The UNHCR were swift in issuing a statement of protest. The Ukrainian authorities said nothing and never made any protest, nor did the Human Rights Ombudsperson, Valeria Lutkovska.
The authorities in Russia claimed that Razvozzhaev had “handed himself in” and “confessed” to organization of mass riots as per an anti-opposition film on the pro-Kremlin NTV channel. Razvozzhaev was able from the courtroom to shout that he had been tortured into ‘confessing’.
This may have been one of the reasons why a criminal investigation in Siberia over an alleged robbery in 1998 was reinstated. Razvozzhaev was for some time moved to Siberia, making access to him difficult.
These charges were later discarded as time-barred, however Razvozzhaev was also charged with illegally crossing the Russia-Ukraine border.
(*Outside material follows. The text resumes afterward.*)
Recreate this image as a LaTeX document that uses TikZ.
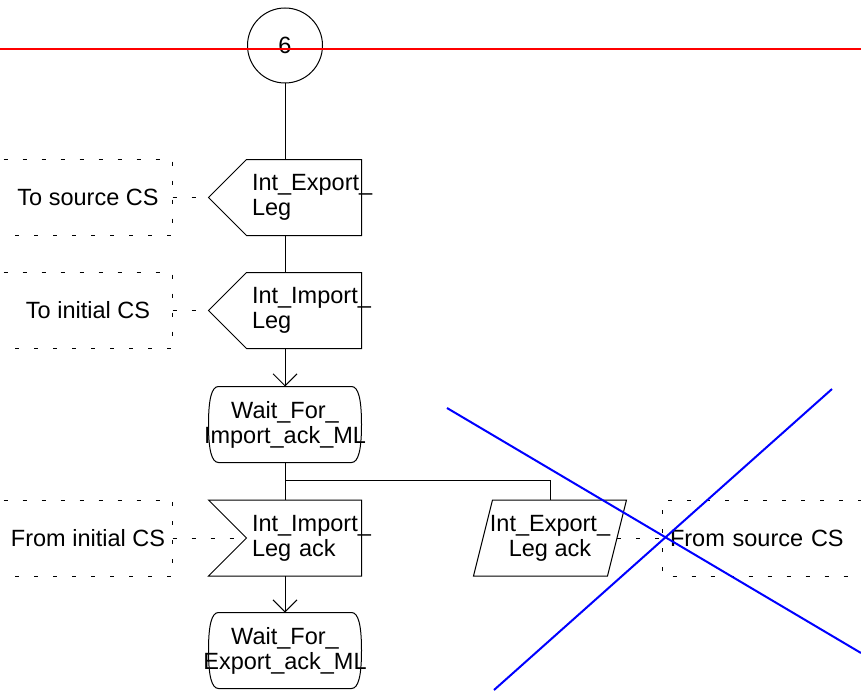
\documentclass[tikz,border=0pt]{standalone}
\usepackage{fontspec}
\setmainfont{Liberation Sans}
\usetikzlibrary{arrows.meta}

\tikzset{
  sdltext/.style={font=\fontsize{23.5}{25}\selectfont},
  sdlsig/.style={sdltext, minimum width=114pt, minimum height=75pt, text width=104pt,
    inner xsep=5pt, inner ysep=0pt, align=left},
  sdlstate/.style={sdltext, minimum width=152pt, minimum height=75pt, inner xsep=-6pt,
    inner ysep=0pt, align=center},
  sdlnote/.style={sdltext, minimum width=168pt, minimum height=75pt, inner sep=0pt},
  notedash/.style={dash pattern=on 4pt off 15pt},
}

\begin{document}
\begin{tikzpicture}[x=1pt, y=-1pt, line width=1pt, >={Straight Barb[length=12pt, width=24pt]}]
  \useasboundingbox (0,0) rectangle (861,690);

  % connector 6
  \node[circle, draw, minimum size=75pt, inner sep=0pt, sdltext] (six) at (285,45.5) {6};
  \draw[red, line width=2pt] (0,49.5) -- (861,49.5);

  % outputs
  \node[sdlsig] (exp) at (304,197.5) {Int\_Export\_\\Leg};
  \draw (exp.north west) -- (exp.north east) -- (exp.south east) -- (exp.south west)
    -- ([xshift=-38pt]exp.west) -- cycle;
  \node[sdlnote] (tosrc) at (88,197.5) {To source CS};
  \draw[notedash] (tosrc.north west) -- (tosrc.north east) -- (tosrc.south east) -- (tosrc.south west);
  \draw[notedash] (tosrc.east) -- ([xshift=-38pt]exp.west);

  \node[sdlsig] (imp) at (304,310.5) {Int\_Import\_\\Leg};
  \draw (imp.north west) -- (imp.north east) -- (imp.south east) -- (imp.south west)
    -- ([xshift=-38pt]imp.west) -- cycle;
  \node[sdlnote] (toinit) at (88,310.5) {To initial CS};
  \draw[notedash] (toinit.north west) -- (toinit.north east) -- (toinit.south east) -- (toinit.south west);
  \draw[notedash] (toinit.east) -- ([xshift=-38pt]imp.west);

  % state
  \node[sdlstate] (waitimp) at (285,424.5) {Wait\_For\_\\Import\_ack\_ML};
  \draw ([xshift=10pt]waitimp.north west) -- ([xshift=-10pt]waitimp.north east)
    .. controls +(7,0) and +(0,-25) .. (waitimp.east)
    .. controls +(0,25) and +(7,0) .. ([xshift=-10pt]waitimp.south east)
    -- ([xshift=10pt]waitimp.south west)
    .. controls +(-7,0) and +(0,25) .. (waitimp.west)
    .. controls +(0,-25) and +(-7,0) .. ([xshift=10pt]waitimp.north west) -- cycle;

  % inputs
  \node[sdlsig] (inack) at (304,538) {Int\_Import\_\\Leg ack};
  \draw ([xshift=-38pt]inack.north west) -- (inack.north east) -- (inack.south east)
    -- ([xshift=-38pt]inack.south west) -- (inack.west) -- cycle;
  \node[sdlnote] (fromini) at (88,538) {From initial CS};
  \draw[notedash] (fromini.north west) -- (fromini.north east) -- (fromini.south east) -- (fromini.south west);
  \draw[notedash] (fromini.east) -- (inack.west);

  \node[sdltext, minimum width=133pt, minimum height=75pt, inner sep=0pt, align=center]
    (expack) at (550,538) {Int\_Export\_\\Leg ack};
  \draw ([xshift=9.5pt]expack.north west) -- ([xshift=9.5pt]expack.north east)
    -- ([xshift=-9.5pt]expack.south east) -- ([xshift=-9.5pt]expack.south west) -- cycle;
  \node[sdlnote, minimum width=198pt, text width=184pt, inner xsep=7pt, align=left]
    (fromsrc) at (762,538) {From source CS};
  \draw[notedash] (fromsrc.north east) -- (fromsrc.north west) -- (fromsrc.south west) -- (fromsrc.south east);
  \draw[notedash] (expack.east) -- (fromsrc.west);

  % next state
  \node[sdlstate] (waitexp) at (285,650.5) {Wait\_For\_\\Export\_ack\_ML};
  \draw ([xshift=10pt]waitexp.north west) -- ([xshift=-10pt]waitexp.north east)
    .. controls +(7,0) and +(0,-25) .. (waitexp.east)
    .. controls +(0,25) and +(7,0) .. ([xshift=-10pt]waitexp.south east)
    -- ([xshift=10pt]waitexp.south west)
    .. controls +(-7,0) and +(0,25) .. (waitexp.west)
    .. controls +(0,-25) and +(-7,0) .. ([xshift=10pt]waitexp.north west) -- cycle;

  % flow
  \draw (six) -- (six |- exp.north);
  \draw (exp.south -| six) -- (imp.north -| six);
  \draw[->] (imp.south -| six) -- (waitimp);
  \draw (waitimp.south) -- (inack.north -| waitimp);
  \draw (waitimp.south) -- ++(0,18) -| (expack.north);
  \draw[->] (inack.south -| waitimp) -- (waitexp);

  % crossed out
  \draw[blue, line width=2pt] (447,408) -- (861,653);
  \draw[blue, line width=2pt] (832,389) -- (494,690);
\end{tikzpicture}
\end{document}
This he denies and it did not coincide with the evidence from the Ukrainian authorities. None of this worried the court, and it would seem that he has been convicted on all counts.
Both men denied organizing mass riots and also disputed that such riots even took place. The repressive measures against participants in the protests on Bolotnaya Square were especially severe, with Vladimir Putin clearly deciding to come down heavily on those who came out onto the street to protest against his third term as president and elections widely seen as rigged.